Today, there is a growing consensus that solitary confinement is both inhumane and counterproductive. But prison systems are slow to change. Recent reforms have reduced the number of people with mental illness held in solitary in New York, and limited the use of isolation on children under 18, pregnant women, and people with developmental disabilities. But the numbers of people removed from solitary confinement are small, and thousands still remain.

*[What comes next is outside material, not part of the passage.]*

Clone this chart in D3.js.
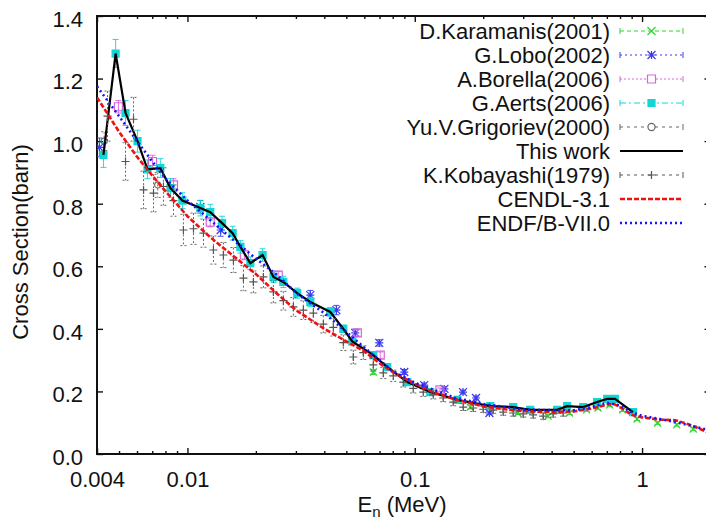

For the people who still endure this torture on a daily basis in New York, the best hope lies in legislation introduced last year in both the Assembly and Senate. The Humane Alternatives to Long-Term Solitary Confinement Act (A. 4401/S. 2659). This legislation would ban the use of solitary confinement beyond 15 days, which is the limit recommended by the U.N. Special Rapporteur on Torture, and ban solitary altogether for the most vulnerable groups. It would also replace long-term isolation with intensive treatment and programming in special secure rehabilitation units. And it would provide corrections officers and other prison staff the tools and training they need to do their jobs safely.
For me and other survivors of long-term solitary, it may be too late to avoid the permanent scars of psychological torture. But for thousands of other people in prison — people for whom we, as New Yorkers, are responsible — the time for change is now. The HALT Solitary Confinement Act is gaining momentum in the Legislature, and last week more than 100 people converged from around the state to lobby for the bill. HALT provides New York’s legislators, and Gov. Andrew Cuomo, the opportunity to make our state a leader in banning solitary confinement and saying no to torture in our own backyards.
Five Mualimm-ak spent 12 years in New York state prisons for illegal weapons possession. He is founder of the Incarcerated Nation Campaign and an active member of the New York Campaign for Alternatives to Isolated Confinement.